Am 7. Juli hieß es schließlich in einem laut der Richterin von Antje und Wolfgang M. persönlich unterschriebenen Brief, es habe sich um einen Übermittlungsfehler der Daten des Florian M. mit denen eines Matthias M. gehandelt.

In der Verhandlung wurden die drei verschiedenen Versionen nicht weiter thematisiert. Die Faktenlage hatte längst eine Gemeinsamkeit ergeben – sie sind alle drei falsch.

Eine Mitarbeiterin, die damals an der Aktion beteiligt gewesen ist, soll am 8. März als Zeugin befragt werden. Da gegen sie – anders als bei Antje und Wolfgang M. – nicht als Beschuldigte ermittelt worden ist, wird sie vor Gericht auch aussagen müssen. Auch Ex-Stadtwahlleiter Axel Kleefeldt wird dann angehört.

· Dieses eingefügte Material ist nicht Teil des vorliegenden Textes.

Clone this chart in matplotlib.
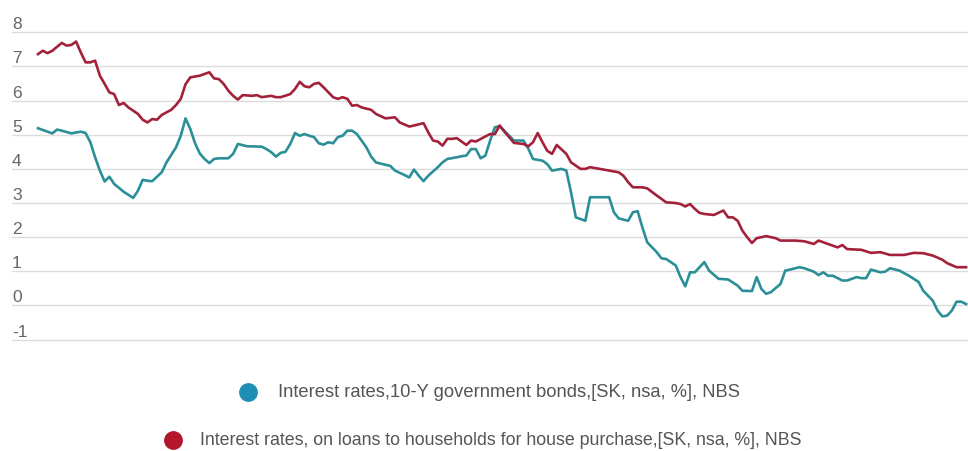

Die einzige Zeugenvernehmung des gestrigen Tages verlief eher zähflüssig, brachte aber das Teilgeständnis von Holger Gebhardt weiter ins Wanken. Das Gericht vernahm einen Stendaler, der für Gebhardt bei der Wiederholung der Briefwahl im Oktober 2014 rund 30 Wahlbenachrichtungen einsammeln sollte. Gebhardt hatte ausgesagt, dass der 32-Jährige bereits bei der Stadtratswahl im Mai des Jahres helfen wollte, sich dann aber nicht gemeldet habe. Zum damaligen Zeitpunkt habe er jedoch keinen Kontakt mit ihm gehabt, widersprach der junge Mann Gebhardts Darstellung.

Dass er damals von der Polizei gestoppt und mit Wahlbetrug konfrontiert wurde, „kam für mich wie ein Schlag“, bekannte er: „Ich dachte, ich tue etwas Gutes.“

An viele Details konnte sich der junge Mann jedoch nicht mehr erinnern. So hielt ihm das Gericht Aussagen vor, wonach seiner Lebensgefährtin von Gebhardt ein Bildungsgutschein versprochen worden sei und es ein Treffen mit Hardy Peter Güssau geben sollte. „Ich weiß es nicht mehr“, sagte er. Beim nächsten Termin soll jetzt auch seine Freundin als Zeugin gehört werden.